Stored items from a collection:
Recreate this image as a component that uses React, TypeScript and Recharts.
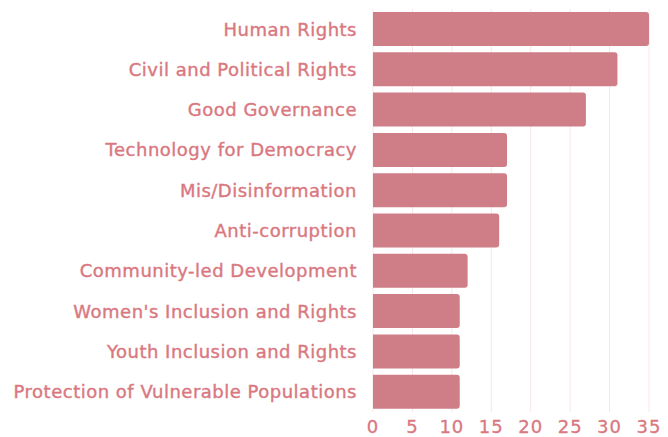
import { BarChart, Bar, XAxis, YAxis, CartesianGrid } from "recharts";

const categories = [
  "Human Rights",
  "Civil and Political Rights",
  "Good Governance",
  "Technology for Democracy",
  "Mis/Disinformation",
  "Anti-corruption",
  "Community-led Development",
  "Women's Inclusion and Rights",
  "Youth Inclusion and Rights",
  "Protection of Vulnerable Populations",
];
const counts = [35, 31, 27, 17, 17, 16, 12, 11, 11, 11];
const xTicks = [0, 5, 10, 15, 20, 25, 30, 35];

const data = categories.map((name, i) => ({ name, count: counts[i] }));

const textColor = "#d9787f";
const barColor = "#cf7e88";

export default function App() {
  return (
    <div style={{ position: "absolute", left: 0, top: 0, background: "#fff" }}>
      <BarChart
        width={668}
        height={437}
        data={data}
        layout="vertical"
        margin={{ top: 9, right: 19, bottom: 0, left: 0 }}
        barCategoryGap={3}
      >
        <CartesianGrid horizontal={false} stroke="#f8e6e8" strokeWidth={1} />
        <XAxis
          type="number"
          domain={[0, 35]}
          ticks={xTicks}
          axisLine={false}
          tickLine={false}
          tickMargin={2}
          height={25}
          tick={{
            fontSize: 18,
            fill: textColor,
            fontFamily: "DejaVu Sans",
            letterSpacing: 1,
            stroke: textColor,
            strokeWidth: 0.3,
          }}
        />
        <YAxis
          type="category"
          dataKey="name"
          width={373}
          axisLine={false}
          tickLine={false}
          tickMargin={10}
          interval={0}
          tick={{
            fontSize: 18,
            fill: textColor,
            fontFamily: "DejaVu Sans",
            letterSpacing: 0.5,
            stroke: textColor,
            strokeWidth: 0.4,
          }}
        />
        <Bar
          dataKey="count"
          fill={barColor}
          radius={[0, 3, 3, 0]}
          isAnimationActive={false}
        />
      </BarChart>
    </div>
  );
}
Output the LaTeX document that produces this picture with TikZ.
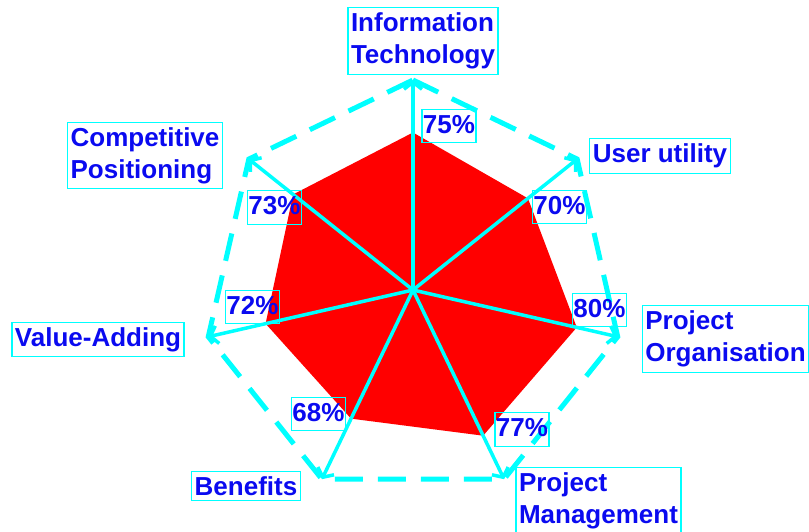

### EXERCISE OBJECTIVE
Print the complete listing exactly as it stands, without its pictures.

### FULL OUTPUT
Recreate this image as a component that uses React, TypeScript and Recharts.
import { BarChart, Bar, XAxis, YAxis, CartesianGrid } from "recharts";

const categories = [
  "Human Rights",
  "Civil and Political Rights",
  "Good Governance",
  "Technology for Democracy",
  "Mis/Disinformation",
  "Anti-corruption",
  "Community-led Development",
  "Women's Inclusion and Rights",
  "Youth Inclusion and Rights",
  "Protection of Vulnerable Populations",
];
const counts = [35, 31, 27, 17, 17, 16, 12, 11, 11, 11];
const xTicks = [0, 5, 10, 15, 20, 25, 30, 35];

const data = categories.map((name, i) => ({ name, count: counts[i] }));

const textColor = "#d9787f";
const barColor = "#cf7e88";

export default function App() {
  return (
    <div style={{ position: "absolute", left: 0, top: 0, background: "#fff" }}>
      <BarChart
        width={668}
        height={437}
        data={data}
        layout="vertical"
        margin={{ top: 9, right: 19, bottom: 0, left: 0 }}
        barCategoryGap={3}
      >
        <CartesianGrid horizontal={false} stroke="#f8e6e8" strokeWidth={1} />
        <XAxis
          type="number"
          domain={[0, 35]}
          ticks={xTicks}
          axisLine={false}
          tickLine={false}
          tickMargin={2}
          height={25}
          tick={{
            fontSize: 18,
            fill: textColor,
            fontFamily: "DejaVu Sans",
            letterSpacing: 1,
            stroke: textColor,
            strokeWidth: 0.3,
          }}
        />
        <YAxis
          type="category"
          dataKey="name"
          width={373}
          axisLine={false}
          tickLine={false}
          tickMargin={10}
          interval={0}
          tick={{
            fontSize: 18,
            fill: textColor,
            fontFamily: "DejaVu Sans",
            letterSpacing: 0.5,
            stroke: textColor,
            strokeWidth: 0.4,
          }}
        />
        <Bar
          dataKey="count"
          fill={barColor}
          radius={[0, 3, 3, 0]}
          isAnimationActive={false}
        />
      </BarChart>
    </div>
  );
}
Output the LaTeX document that produces this picture with TikZ.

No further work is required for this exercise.